Die Forscherinnen suchen deshalb nach Fasern, die sich unter diesem Gesichtspunkt optimal kombinieren lassen. Sie erarbeiten ausserdem eine Art Hierarchisierung von Fasern für die Kleiderproduktion. Für welche Zwecke braucht es welche Faserqualität? Wo reicht ein Recycling-Stoff und wo braucht es eine Frischfaser? «Hier herrscht aktuell noch ein Durcheinander, was dazu führt, dass wir hochwertige Fasern für unpassende Zwecke verschwenden», so die Professorin.
Moor und Egloff setzen sich ausserdem dafür ein, dass zumindest europaweit Standards für rezyklierte Fasern gelten, so dass Textilhersteller*innen genau wissen, was sie einkaufen und weiterverarbeiten. Ein entsprechendes einheitliches Gütesiegel gebe es noch nicht. Die Recyclingfähigkeit steht auch auf der Agenda der Europäischen Union.
Sie nimmt mit der neuen Abfallrahmenrichtlinie die Hersteller*innen seit diesem Jahr stärker in die Pflicht. Wenn diese Textilprodukte auf dem europäischen Binnenmarkt verkaufen wollen, müssen sie auch die Kosten für die getrennte Sammlung, Sortierung und das Recycling tragen.
Gelingt der Durchbruch?
Zurück im Büro von Manuel Schweizer an der Berner Stauffacherstrasse. Für ihn und seine Kolleg*innen stehen entscheidende Monate an: «Wir müssen bei einem der Grossen einen Fuss in die Tür bekommen». Der frühere, selbsternannte «Öko-Romantiker» muss auf die Zahlen schauen. Noch im August fliegt Schweizer zu einem grossen Faserhersteller nach Pakistan, um einen Deal abzuschliessen. Dieser würde eine Lizenz bei Oceansafe lösen, um die Faser in Eigenregie herzustellen.
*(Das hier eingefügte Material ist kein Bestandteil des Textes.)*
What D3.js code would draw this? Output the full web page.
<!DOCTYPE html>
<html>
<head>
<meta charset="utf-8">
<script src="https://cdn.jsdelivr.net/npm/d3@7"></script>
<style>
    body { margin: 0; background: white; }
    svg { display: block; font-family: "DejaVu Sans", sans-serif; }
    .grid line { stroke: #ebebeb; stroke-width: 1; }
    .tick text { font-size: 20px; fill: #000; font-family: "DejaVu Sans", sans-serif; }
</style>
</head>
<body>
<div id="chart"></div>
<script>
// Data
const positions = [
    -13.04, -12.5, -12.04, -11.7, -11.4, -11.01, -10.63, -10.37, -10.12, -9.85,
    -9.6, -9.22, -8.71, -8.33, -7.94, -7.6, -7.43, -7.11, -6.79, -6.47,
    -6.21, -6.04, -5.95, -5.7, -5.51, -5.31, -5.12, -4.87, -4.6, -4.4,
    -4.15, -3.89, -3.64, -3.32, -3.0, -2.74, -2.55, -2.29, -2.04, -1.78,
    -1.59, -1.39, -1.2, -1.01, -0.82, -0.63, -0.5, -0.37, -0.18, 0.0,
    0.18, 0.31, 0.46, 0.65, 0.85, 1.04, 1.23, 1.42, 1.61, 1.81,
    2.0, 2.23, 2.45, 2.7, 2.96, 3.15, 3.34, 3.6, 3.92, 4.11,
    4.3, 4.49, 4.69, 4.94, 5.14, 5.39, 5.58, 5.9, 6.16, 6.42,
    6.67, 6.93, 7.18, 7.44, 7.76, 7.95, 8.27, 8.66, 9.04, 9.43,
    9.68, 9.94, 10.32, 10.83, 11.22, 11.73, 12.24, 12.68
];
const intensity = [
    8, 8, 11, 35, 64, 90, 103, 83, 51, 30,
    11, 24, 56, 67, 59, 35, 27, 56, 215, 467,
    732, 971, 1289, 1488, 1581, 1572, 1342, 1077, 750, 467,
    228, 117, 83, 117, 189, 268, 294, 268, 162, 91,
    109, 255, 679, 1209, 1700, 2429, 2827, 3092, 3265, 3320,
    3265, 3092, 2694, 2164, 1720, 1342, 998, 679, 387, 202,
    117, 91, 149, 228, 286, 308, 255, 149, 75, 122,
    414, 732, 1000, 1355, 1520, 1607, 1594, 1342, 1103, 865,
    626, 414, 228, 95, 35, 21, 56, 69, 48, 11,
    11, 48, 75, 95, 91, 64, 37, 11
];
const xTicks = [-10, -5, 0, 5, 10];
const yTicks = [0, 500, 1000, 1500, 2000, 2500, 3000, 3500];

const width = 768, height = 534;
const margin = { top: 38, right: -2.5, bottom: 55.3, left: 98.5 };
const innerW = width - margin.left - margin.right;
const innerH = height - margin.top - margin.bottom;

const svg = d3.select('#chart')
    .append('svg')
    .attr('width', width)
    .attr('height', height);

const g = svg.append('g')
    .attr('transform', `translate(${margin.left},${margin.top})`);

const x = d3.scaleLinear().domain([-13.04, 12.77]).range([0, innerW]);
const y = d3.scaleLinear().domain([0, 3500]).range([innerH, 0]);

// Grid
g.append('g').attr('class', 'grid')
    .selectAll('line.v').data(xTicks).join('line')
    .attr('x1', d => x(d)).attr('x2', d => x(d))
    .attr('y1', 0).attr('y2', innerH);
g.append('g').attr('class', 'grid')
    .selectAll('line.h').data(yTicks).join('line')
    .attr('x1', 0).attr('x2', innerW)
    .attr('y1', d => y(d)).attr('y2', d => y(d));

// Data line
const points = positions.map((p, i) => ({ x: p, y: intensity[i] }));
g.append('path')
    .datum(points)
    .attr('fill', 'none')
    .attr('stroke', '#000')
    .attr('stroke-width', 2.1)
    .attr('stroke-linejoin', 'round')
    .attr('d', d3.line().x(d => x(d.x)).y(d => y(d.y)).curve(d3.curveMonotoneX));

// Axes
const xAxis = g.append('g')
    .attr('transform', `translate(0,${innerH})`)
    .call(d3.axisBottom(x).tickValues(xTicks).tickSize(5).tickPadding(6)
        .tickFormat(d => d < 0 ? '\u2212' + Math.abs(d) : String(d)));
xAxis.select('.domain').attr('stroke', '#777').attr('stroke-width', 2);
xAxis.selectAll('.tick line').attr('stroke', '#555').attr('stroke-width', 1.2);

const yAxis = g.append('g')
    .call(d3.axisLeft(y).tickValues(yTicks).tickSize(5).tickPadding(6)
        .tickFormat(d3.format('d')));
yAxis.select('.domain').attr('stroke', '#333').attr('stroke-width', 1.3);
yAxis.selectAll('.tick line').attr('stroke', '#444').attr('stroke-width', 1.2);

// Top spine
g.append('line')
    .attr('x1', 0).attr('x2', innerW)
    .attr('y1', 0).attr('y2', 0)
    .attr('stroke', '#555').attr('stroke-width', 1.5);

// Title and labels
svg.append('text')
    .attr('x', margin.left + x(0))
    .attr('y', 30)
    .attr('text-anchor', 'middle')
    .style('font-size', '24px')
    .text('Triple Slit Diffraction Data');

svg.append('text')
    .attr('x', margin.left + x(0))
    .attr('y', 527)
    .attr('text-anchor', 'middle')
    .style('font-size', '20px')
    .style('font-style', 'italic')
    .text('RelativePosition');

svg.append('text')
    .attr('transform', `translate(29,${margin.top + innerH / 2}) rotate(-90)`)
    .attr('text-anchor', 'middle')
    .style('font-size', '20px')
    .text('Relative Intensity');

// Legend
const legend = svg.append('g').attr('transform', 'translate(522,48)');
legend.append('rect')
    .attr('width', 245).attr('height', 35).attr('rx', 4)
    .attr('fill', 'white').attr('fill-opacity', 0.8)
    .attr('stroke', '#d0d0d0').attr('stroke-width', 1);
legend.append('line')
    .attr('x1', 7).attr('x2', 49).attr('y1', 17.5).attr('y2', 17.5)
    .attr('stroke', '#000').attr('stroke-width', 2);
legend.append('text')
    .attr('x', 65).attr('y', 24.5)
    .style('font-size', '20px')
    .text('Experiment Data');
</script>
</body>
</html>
Schweizer und sein Team stehen dabei vor einer betriebswirtschaftlichen Herausforderung, mit der viele Jungunternehmen – unabhängig vom Produkt – konfrontiert sind: Je grösser die hergestellte Menge und die Zahl der Abnehmer*innen, desto wettbewerbsfähiger der Preis des eigenen Produkts. Weil Oceansafe aber noch am Anfang steht, muss es möglichst schnell Abnehmer*innen finden, um auch anderen potentiellen Kunden ein attraktives Angebot unterbreiten zu können.
Im anderen Geschäftszweig will Oceansafe direkt mit bekannten Modebrands zusammenarbeiten, die die erwähnten «coNea»- und «naNea»-Materialien zu Kollektionen etablieren. Mit dem deutschen Hugo Boss Konzern soll eine solche Kollektion laut Schweizer bereits im nächsten Jahr erscheinen. Zudem sei man mit der spanischen Inditex, Mutterkonzern des Modehauses Zara, in Gesprächen. Schweizer gehen die grossen Namen der Modebranche so leicht von den Lippen wie Kindern die Namen von grossen Fussballstars. Kaum ein Unternehmen oder CEO, zu dem der Gründer noch nicht die Fühler ausgestreckt zu haben scheint. «Ich habe fünf Jahre daran gearbeitet, mir einen Beraterstab aufzubauen, um an die Entscheidungsträger heranzukommen», so Schweizer.
2025 wird sich zeigen, ob er diese Kontakte in bare Münze umwandeln kann – und die Stauffacherstrasse nicht nur für die Leinenweberei Schwob, sondern auch für Oceansafe im kollektiven Berner Gedächtnis bleiben wird.